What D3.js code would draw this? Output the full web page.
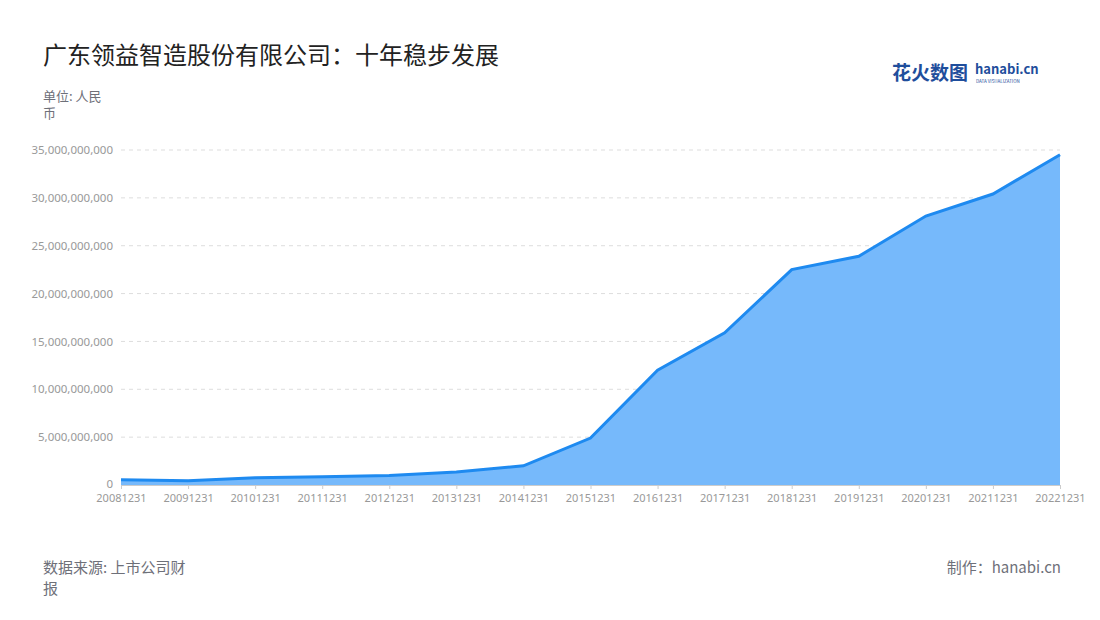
<!DOCTYPE html>
<html><head><meta charset="utf-8">
<script src="https://cdn.jsdelivr.net/npm/d3@7"></script>
<style>body{margin:0;background:#fff;font-family:"Noto Sans CJK SC","Noto Sans",sans-serif}</style>
</head><body><svg id="c" width="1100" height="620"></svg>
<script>
const categories=["20081231","20091231","20101231","20111231","20121231","20131231","20141231","20151231","20161231","20171231","20181231","20191231","20201231","20211231","20221231"];
const values=[0.55e9,0.45e9,0.75e9,0.85e9,1.0e9,1.35e9,2.0e9,4.9e9,12.0e9,15.9e9,22.5e9,23.9e9,28.1e9,30.4e9,34.5e9];
const yTicks=[0,5e9,10e9,15e9,20e9,25e9,30e9,35e9];
const svg=d3.select("#c");
const x=d3.scalePoint().domain(categories).range([121,1060]);
const y=d3.scaleLinear().domain([0,35e9]).range([485,150]);
svg.append("text").attr("x",43).attr("y",64).attr("font-size",24).attr("fill","#222").text("广东领益智造股份有限公司：十年稳步发展");
svg.append("text").attr("x",43).attr("y",101).attr("font-size",13).attr("fill","#6e7079").text("单位: 人民");
svg.append("text").attr("x",43).attr("y",118).attr("font-size",13).attr("fill","#6e7079").text("币");
const lg=svg.append("g");
lg.append("text").attr("x",892).attr("y",80).attr("font-size",19).attr("font-weight","bold").attr("fill","#1f4e9c").text("花火数图");
lg.append("text").attr("x",975).attr("y",74).attr("font-size",13).attr("font-weight","bold").attr("fill","#1f4e9c").text("hanabi.cn");
lg.append("text").attr("x",976).attr("y",83).attr("font-size",4.5).attr("fill","#1f4e9c").text("DATA VISUALIZATION");
const ya=svg.append("g").attr("transform","translate(121,0)").call(d3.axisLeft(y).tickValues(yTicks).tickFormat(d3.format(",")).tickSize(0).tickPadding(8));
ya.select(".domain").remove();
ya.selectAll("text").attr("fill","#999").attr("font-size",11.5).attr("font-family","Noto Sans");
ya.selectAll(".tick text").filter(d=>d===0).attr("dy","0.2em");
svg.append("g").selectAll("line").data(yTicks.slice(1)).join("line").attr("x1",121).attr("x2",1060).attr("y1",d=>y(d)).attr("y2",d=>y(d)).attr("stroke","#ddd").attr("stroke-dasharray","4,4");
svg.append("path").datum(values).attr("fill","#76b9fb").attr("d",d3.area().x((d,i)=>x(categories[i])).y0(y(0)).y1(d=>y(d)));
svg.append("path").datum(values).attr("fill","none").attr("stroke","#1e8af0").attr("stroke-width",3).attr("d",d3.line().x((d,i)=>x(categories[i])).y(d=>y(d)));
const xa=svg.append("g").attr("transform","translate(0,485)").call(d3.axisBottom(x).tickSize(4).tickPadding(5));
xa.select(".domain").attr("stroke","#ccc");xa.selectAll("line").attr("stroke","#ccc");
xa.selectAll("text").attr("fill","#999").attr("font-size",11).attr("font-family","Noto Sans");
svg.append("text").attr("x",43).attr("y",573).attr("font-size",15).attr("fill","#6e7079").text("数据来源: 上市公司财");
svg.append("text").attr("x",43).attr("y",594).attr("font-size",15).attr("fill","#6e7079").text("报");
svg.append("text").attr("x",1061).attr("y",573).attr("text-anchor","end").attr("font-size",15).attr("fill","#6e7079").text("制作：hanabi.cn");
</script></body></html>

:::::

→ TO BE DONE: Leaving out the pictures, repeat the data above exactly.

→ FINAL ANSWER:
What D3.js code would draw this? Output the full web page.
<!DOCTYPE html>
<html><head><meta charset="utf-8">
<script src="https://cdn.jsdelivr.net/npm/d3@7"></script>
<style>body{margin:0;background:#fff;font-family:"Noto Sans CJK SC","Noto Sans",sans-serif}</style>
</head><body><svg id="c" width="1100" height="620"></svg>
<script>
const categories=["20081231","20091231","20101231","20111231","20121231","20131231","20141231","20151231","20161231","20171231","20181231","20191231","20201231","20211231","20221231"];
const values=[0.55e9,0.45e9,0.75e9,0.85e9,1.0e9,1.35e9,2.0e9,4.9e9,12.0e9,15.9e9,22.5e9,23.9e9,28.1e9,30.4e9,34.5e9];
const yTicks=[0,5e9,10e9,15e9,20e9,25e9,30e9,35e9];
const svg=d3.select("#c");
const x=d3.scalePoint().domain(categories).range([121,1060]);
const y=d3.scaleLinear().domain([0,35e9]).range([485,150]);
svg.append("text").attr("x",43).attr("y",64).attr("font-size",24).attr("fill","#222").text("广东领益智造股份有限公司：十年稳步发展");
svg.append("text").attr("x",43).attr("y",101).attr("font-size",13).attr("fill","#6e7079").text("单位: 人民");
svg.append("text").attr("x",43).attr("y",118).attr("font-size",13).attr("fill","#6e7079").text("币");
const lg=svg.append("g");
lg.append("text").attr("x",892).attr("y",80).attr("font-size",19).attr("font-weight","bold").attr("fill","#1f4e9c").text("花火数图");
lg.append("text").attr("x",975).attr("y",74).attr("font-size",13).attr("font-weight","bold").attr("fill","#1f4e9c").text("hanabi.cn");
lg.append("text").attr("x",976).attr("y",83).attr("font-size",4.5).attr("fill","#1f4e9c").text("DATA VISUALIZATION");
const ya=svg.append("g").attr("transform","translate(121,0)").call(d3.axisLeft(y).tickValues(yTicks).tickFormat(d3.format(",")).tickSize(0).tickPadding(8));
ya.select(".domain").remove();
ya.selectAll("text").attr("fill","#999").attr("font-size",11.5).attr("font-family","Noto Sans");
ya.selectAll(".tick text").filter(d=>d===0).attr("dy","0.2em");
svg.append("g").selectAll("line").data(yTicks.slice(1)).join("line").attr("x1",121).attr("x2",1060).attr("y1",d=>y(d)).attr("y2",d=>y(d)).attr("stroke","#ddd").attr("stroke-dasharray","4,4");
svg.append("path").datum(values).attr("fill","#76b9fb").attr("d",d3.area().x((d,i)=>x(categories[i])).y0(y(0)).y1(d=>y(d)));
svg.append("path").datum(values).attr("fill","none").attr("stroke","#1e8af0").attr("stroke-width",3).attr("d",d3.line().x((d,i)=>x(categories[i])).y(d=>y(d)));
const xa=svg.append("g").attr("transform","translate(0,485)").call(d3.axisBottom(x).tickSize(4).tickPadding(5));
xa.select(".domain").attr("stroke","#ccc");xa.selectAll("line").attr("stroke","#ccc");
xa.selectAll("text").attr("fill","#999").attr("font-size",11).attr("font-family","Noto Sans");
svg.append("text").attr("x",43).attr("y",573).attr("font-size",15).attr("fill","#6e7079").text("数据来源: 上市公司财");
svg.append("text").attr("x",43).attr("y",594).attr("font-size",15).attr("fill","#6e7079").text("报");
svg.append("text").attr("x",1061).attr("y",573).attr("text-anchor","end").attr("font-size",15).attr("fill","#6e7079").text("制作：hanabi.cn");
</script></body></html>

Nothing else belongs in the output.